The customer should monitor the contract and the behaviour of the supplier on a regular basis to ensure that the supplier is complying with the anticorruption procedures and that there are no signs of corruption. Corrupt suppliers may view lax monitoring procedures as an encouragement to attempt bribery.

Central register

As a matter of good governance, the customer should hold a central register of all major contracts with associated persons. These should include outsourcing contracts.

^Back to top

Are your anti-bribery procedures adequate?

In practice, it will be difficult for all but the smallest companies to implement the necessary “adequate”policies and procedures before the Act comes into force next April. We would therefore recommend that all entities which operate part of their business in the UK start to consider whether their procedures are adequate now.

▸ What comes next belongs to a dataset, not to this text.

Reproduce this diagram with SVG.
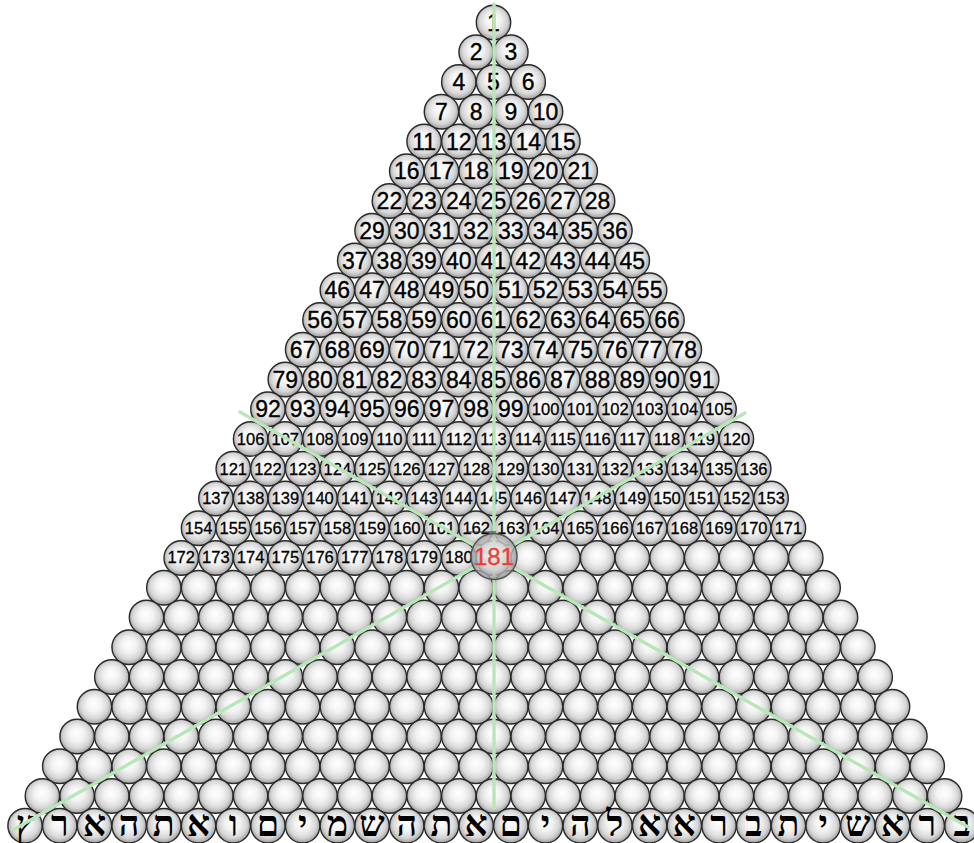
<svg xmlns="http://www.w3.org/2000/svg" xmlns:xlink="http://www.w3.org/1999/xlink" width="974" height="843" viewBox="0 0 974 843">
<style>
.n{font-family:"Liberation Sans",Arial,sans-serif;font-size:23px;text-anchor:middle;fill:#000;stroke:#000;stroke-width:0.35}
.s{font-size:16.5px;stroke-width:0.3}
.h{font-family:"Liberation Serif","DejaVu Sans",serif;font-size:36px;font-weight:bold;text-anchor:middle;fill:#000}
.ln{stroke:#b8e6b8;stroke-width:3.4;stroke-linecap:round;fill:none}
</style>
<defs>
<radialGradient id="g" cx="50%" cy="48%" r="55%" fx="48%" fy="40%">
<stop offset="0" stop-color="#ffffff"/>
<stop offset="0.4" stop-color="#f2f2f2"/>
<stop offset="0.72" stop-color="#d6d6d6"/>
<stop offset="0.9" stop-color="#ababab"/>
<stop offset="1" stop-color="#7a7a7a"/>
</radialGradient>
<radialGradient id="g2" cx="50%" cy="50%" r="55%" fx="50%" fy="42%">
<stop offset="0" stop-color="#f4f4f4"/>
<stop offset="0.6" stop-color="#cfcfcf"/>
<stop offset="1" stop-color="#8a8a8a"/>
</radialGradient>
<circle id="b" r="17.2" fill="url(#g)" stroke="#2a2a2a" stroke-width="1.4"/>
<g id="R1"><use href="#b"/></g>
<g id="R2"><use href="#R1"/><use href="#b" x="34.7"/></g>
<g id="R3"><use href="#R2"/><use href="#b" x="69.4"/></g>
<g id="R4"><use href="#R3"/><use href="#b" x="104.1"/></g>
<g id="R5"><use href="#R4"/><use href="#b" x="138.8"/></g>
<g id="R6"><use href="#R5"/><use href="#b" x="173.5"/></g>
<g id="R7"><use href="#R6"/><use href="#b" x="208.2"/></g>
<g id="R8"><use href="#R7"/><use href="#b" x="242.9"/></g>
<g id="R9"><use href="#R8"/><use href="#b" x="277.6"/></g>
<g id="R10"><use href="#R9"/><use href="#b" x="312.3"/></g>
<g id="R11"><use href="#R10"/><use href="#b" x="347"/></g>
<g id="R12"><use href="#R11"/><use href="#b" x="381.7"/></g>
<g id="R13"><use href="#R12"/><use href="#b" x="416.4"/></g>
<g id="R14"><use href="#R13"/><use href="#b" x="451.1"/></g>
<g id="R15"><use href="#R14"/><use href="#b" x="485.8"/></g>
<g id="R16"><use href="#R15"/><use href="#b" x="520.5"/></g>
<g id="R17"><use href="#R16"/><use href="#b" x="555.2"/></g>
<g id="R18"><use href="#R17"/><use href="#b" x="589.9"/></g>
<g id="R19"><use href="#R18"/><use href="#b" x="624.6"/></g>
<g id="R20"><use href="#R19"/><use href="#b" x="659.3"/></g>
<g id="R21"><use href="#R20"/><use href="#b" x="694"/></g>
<g id="R22"><use href="#R21"/><use href="#b" x="728.7"/></g>
<g id="R23"><use href="#R22"/><use href="#b" x="763.4"/></g>
<g id="R24"><use href="#R23"/><use href="#b" x="798.1"/></g>
<g id="R25"><use href="#R24"/><use href="#b" x="832.8"/></g>
<g id="R26"><use href="#R25"/><use href="#b" x="867.5"/></g>
<g id="R27"><use href="#R26"/><use href="#b" x="902.2"/></g>
<g id="R28"><use href="#R27"/><use href="#b" x="936.9"/></g>
</defs>
<rect width="974" height="843" fill="#fff"/>
<g id="row1" transform="translate(493.5,22.5)"><use href="#R1"/><text class="n" y="8.2"><tspan x="0">1</tspan></text></g>
<g id="row2" transform="translate(476.15,52.25)"><use href="#R2"/><text class="n" y="8.2"><tspan x="0">2</tspan><tspan x="34.7">3</tspan></text></g>
<g id="row3" transform="translate(458.8,82)"><use href="#R3"/><text class="n" y="8.2"><tspan x="0">4</tspan><tspan x="34.7">5</tspan><tspan x="69.4">6</tspan></text></g>
<g id="row4" transform="translate(441.45,111.75)"><use href="#R4"/><text class="n" y="8.2"><tspan x="0">7</tspan><tspan x="34.7">8</tspan><tspan x="69.4">9</tspan><tspan x="104.1">10</tspan></text></g>
<g id="row5" transform="translate(424.1,141.5)"><use href="#R5"/><text class="n" y="8.2"><tspan x="0">11</tspan><tspan x="34.7">12</tspan><tspan x="69.4">13</tspan><tspan x="104.1">14</tspan><tspan x="138.8">15</tspan></text></g>
<g id="row6" transform="translate(406.75,171.25)"><use href="#R6"/><text class="n" y="8.2"><tspan x="0">16</tspan><tspan x="34.7">17</tspan><tspan x="69.4">18</tspan><tspan x="104.1">19</tspan><tspan x="138.8">20</tspan><tspan x="173.5">21</tspan></text></g>
<g id="row7" transform="translate(389.4,201)"><use href="#R7"/><text class="n" y="8.2"><tspan x="0">22</tspan><tspan x="34.7">23</tspan><tspan x="69.4">24</tspan><tspan x="104.1">25</tspan><tspan x="138.8">26</tspan><tspan x="173.5">27</tspan><tspan x="208.2">28</tspan></text></g>
<g id="row8" transform="translate(372.05,230.75)"><use href="#R8"/><text class="n" y="8.2"><tspan x="0">29</tspan><tspan x="34.7">30</tspan><tspan x="69.4">31</tspan><tspan x="104.1">32</tspan><tspan x="138.8">33</tspan><tspan x="173.5">34</tspan><tspan x="208.2">35</tspan><tspan x="242.9">36</tspan></text></g>
<g id="row9" transform="translate(354.7,260.5)"><use href="#R9"/><text class="n" y="8.2"><tspan x="0">37</tspan><tspan x="34.7">38</tspan><tspan x="69.4">39</tspan><tspan x="104.1">40</tspan><tspan x="138.8">41</tspan><tspan x="173.5">42</tspan><tspan x="208.2">43</tspan><tspan x="242.9">44</tspan><tspan x="277.6">45</tspan></text></g>
<g id="row10" transform="translate(337.35,290.25)"><use href="#R10"/><text class="n" y="8.2"><tspan x="0">46</tspan><tspan x="34.7">47</tspan><tspan x="69.4">48</tspan><tspan x="104.1">49</tspan><tspan x="138.8">50</tspan><tspan x="173.5">51</tspan><tspan x="208.2">52</tspan><tspan x="242.9">53</tspan><tspan x="277.6">54</tspan><tspan x="312.3">55</tspan></text></g>
<g id="row11" transform="translate(320,320)"><use href="#R11"/><text class="n" y="8.2"><tspan x="0">56</tspan><tspan x="34.7">57</tspan><tspan x="69.4">58</tspan><tspan x="104.1">59</tspan><tspan x="138.8">60</tspan><tspan x="173.5">61</tspan><tspan x="208.2">62</tspan><tspan x="242.9">63</tspan><tspan x="277.6">64</tspan><tspan x="312.3">65</tspan><tspan x="347">66</tspan></text></g>
<g id="row12" transform="translate(302.65,349.75)"><use href="#R12"/><text class="n" y="8.2"><tspan x="0">67</tspan><tspan x="34.7">68</tspan><tspan x="69.4">69</tspan><tspan x="104.1">70</tspan><tspan x="138.8">71</tspan><tspan x="173.5">72</tspan><tspan x="208.2">73</tspan><tspan x="242.9">74</tspan><tspan x="277.6">75</tspan><tspan x="312.3">76</tspan><tspan x="347">77</tspan><tspan x="381.7">78</tspan></text></g>
<g id="row13" transform="translate(285.3,379.5)"><use href="#R13"/><text class="n" y="8.2"><tspan x="0">79</tspan><tspan x="34.7">80</tspan><tspan x="69.4">81</tspan><tspan x="104.1">82</tspan><tspan x="138.8">83</tspan><tspan x="173.5">84</tspan><tspan x="208.2">85</tspan><tspan x="242.9">86</tspan><tspan x="277.6">87</tspan><tspan x="312.3">88</tspan><tspan x="347">89</tspan><tspan x="381.7">90</tspan><tspan x="416.4">91</tspan></text></g>
<g id="row14" transform="translate(267.95,409.25)"><use href="#R14"/><text class="n" y="8.2"><tspan x="0">92</tspan><tspan x="34.7">93</tspan><tspan x="69.4">94</tspan><tspan x="104.1">95</tspan><tspan x="138.8">96</tspan><tspan x="173.5">97</tspan><tspan x="208.2">98</tspan><tspan x="242.9">99</tspan></text><text class="n s" y="5.9"><tspan x="277.6">100</tspan><tspan x="312.3">101</tspan><tspan x="347">102</tspan><tspan x="381.7">103</tspan><tspan x="416.4">104</tspan><tspan x="451.1">105</tspan></text></g>
<g id="row15" transform="translate(250.6,439)"><use href="#R15"/><text class="n s" y="5.9"><tspan x="0">106</tspan><tspan x="34.7">107</tspan><tspan x="69.4">108</tspan><tspan x="104.1">109</tspan><tspan x="138.8">110</tspan><tspan x="173.5">111</tspan><tspan x="208.2">112</tspan><tspan x="242.9">113</tspan><tspan x="277.6">114</tspan><tspan x="312.3">115</tspan><tspan x="347">116</tspan><tspan x="381.7">117</tspan><tspan x="416.4">118</tspan><tspan x="451.1">119</tspan><tspan x="485.8">120</tspan></text></g>
<g id="row16" transform="translate(233.25,468.75)"><use href="#R16"/><text class="n s" y="5.9"><tspan x="0">121</tspan><tspan x="34.7">122</tspan><tspan x="69.4">123</tspan><tspan x="104.1">124</tspan><tspan x="138.8">125</tspan><tspan x="173.5">126</tspan><tspan x="208.2">127</tspan><tspan x="242.9">128</tspan><tspan x="277.6">129</tspan><tspan x="312.3">130</tspan><tspan x="347">131</tspan><tspan x="381.7">132</tspan><tspan x="416.4">133</tspan><tspan x="451.1">134</tspan><tspan x="485.8">135</tspan><tspan x="520.5">136</tspan></text></g>
<g id="row17" transform="translate(215.9,498.5)"><use href="#R17"/><text class="n s" y="5.9"><tspan x="0">137</tspan><tspan x="34.7">138</tspan><tspan x="69.4">139</tspan><tspan x="104.1">140</tspan><tspan x="138.8">141</tspan><tspan x="173.5">142</tspan><tspan x="208.2">143</tspan><tspan x="242.9">144</tspan><tspan x="277.6">145</tspan><tspan x="312.3">146</tspan><tspan x="347">147</tspan><tspan x="381.7">148</tspan><tspan x="416.4">149</tspan><tspan x="451.1">150</tspan><tspan x="485.8">151</tspan><tspan x="520.5">152</tspan><tspan x="555.2">153</tspan></text></g>
<g id="row18" transform="translate(198.55,528.25)"><use href="#R18"/><text class="n s" y="5.9"><tspan x="0">154</tspan><tspan x="34.7">155</tspan><tspan x="69.4">156</tspan><tspan x="104.1">157</tspan><tspan x="138.8">158</tspan><tspan x="173.5">159</tspan><tspan x="208.2">160</tspan><tspan x="242.9">161</tspan><tspan x="277.6">162</tspan><tspan x="312.3">163</tspan><tspan x="347">164</tspan><tspan x="381.7">165</tspan><tspan x="416.4">166</tspan><tspan x="451.1">167</tspan><tspan x="485.8">168</tspan><tspan x="520.5">169</tspan><tspan x="555.2">170</tspan><tspan x="589.9">171</tspan></text></g>
<g id="row19" transform="translate(181.2,558)"><use href="#R19"/><text class="n s" y="4.9"><tspan x="0">172</tspan><tspan x="34.7">173</tspan><tspan x="69.4">174</tspan><tspan x="104.1">175</tspan><tspan x="138.8">176</tspan><tspan x="173.5">177</tspan><tspan x="208.2">178</tspan><tspan x="242.9">179</tspan><tspan x="277.6">180</tspan></text></g>
<g id="row20" transform="translate(163.85,587.75)"><use href="#R20"/></g>
<g id="row21" transform="translate(146.5,617.5)"><use href="#R21"/></g>
<g id="row22" transform="translate(129.15,647.25)"><use href="#R22"/></g>
<g id="row23" transform="translate(111.8,677)"><use href="#R23"/></g>
<g id="row24" transform="translate(94.45,706.75)"><use href="#R24"/></g>
<g id="row25" transform="translate(77.1,736.5)"><use href="#R25"/></g>
<g id="row26" transform="translate(59.75,766.25)"><use href="#R26"/></g>
<g id="row27" transform="translate(42.4,796)"><use href="#R27"/></g>
<g id="row28" transform="translate(25.05,825.75)"><use href="#R28"/><text class="h" y="10.5"><tspan x="0">ץ</tspan><tspan x="34.7">ר</tspan><tspan x="69.4">א</tspan><tspan x="104.1">ה</tspan><tspan x="138.8">ת</tspan><tspan x="173.5">א</tspan><tspan x="208.2">ו</tspan><tspan x="242.9">ם</tspan><tspan x="277.6">י</tspan><tspan x="312.3">מ</tspan><tspan x="347">ש</tspan><tspan x="381.7">ה</tspan><tspan x="416.4">ת</tspan><tspan x="451.1">א</tspan><tspan x="485.8">ם</tspan><tspan x="520.5">י</tspan><tspan x="555.2">ה</tspan><tspan x="589.9">ל</tspan><tspan x="624.6">א</tspan><tspan x="659.3">א</tspan><tspan x="694">ר</tspan><tspan x="728.7">ב</tspan><tspan x="763.4">ת</tspan><tspan x="798.1">י</tspan><tspan x="832.8">ש</tspan><tspan x="867.5">א</tspan><tspan x="902.2">ר</tspan><tspan x="936.9">ב</tspan></text></g>
<g id="connectors">
<line class="ln" x1="494" y1="4" x2="494" y2="808"/>
<line class="ln" x1="240" y1="412" x2="968" y2="827"/>
<line class="ln" x1="745" y1="413" x2="13" y2="830"/>
<line x1="467" y1="532" x2="496" y2="532" stroke="#333" stroke-width="1"/>
</g>
<g id="node181">
<circle cx="494" cy="556.5" r="23" fill="url(#g2)" fill-opacity="0.8" stroke="#555" stroke-width="1.5"/>
<text x="494" y="565" style="font-family:'Liberation Sans',Arial,sans-serif;font-size:24px;text-anchor:middle;fill:#ee3a3a;stroke:#ee3a3a;stroke-width:0.3">181</text>
</g>
</svg>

We would also recommend that:

  • all current outsourcing tenders are conducted in accordance with the principles outlined above and that customers include appropriate protection in their contracts
  • companies review all existing outsourcing agreements to ensure compliance with the Act.

The Ministry of Justice suggests that senior management consider whether to commission external verification of the effectiveness of the organisation’s anti-bribery policies. Such independent reviews can be helpful in providing organisations with an insight into the strengths and weaknesses of its anti-bribery controls. External reviews may also enhance the organisation’s credibility with business partners or restore market confidence following the discovery of a bribery incident, help meet the requirements of both voluntary or industry initiatives and any future pre-qualification requirements.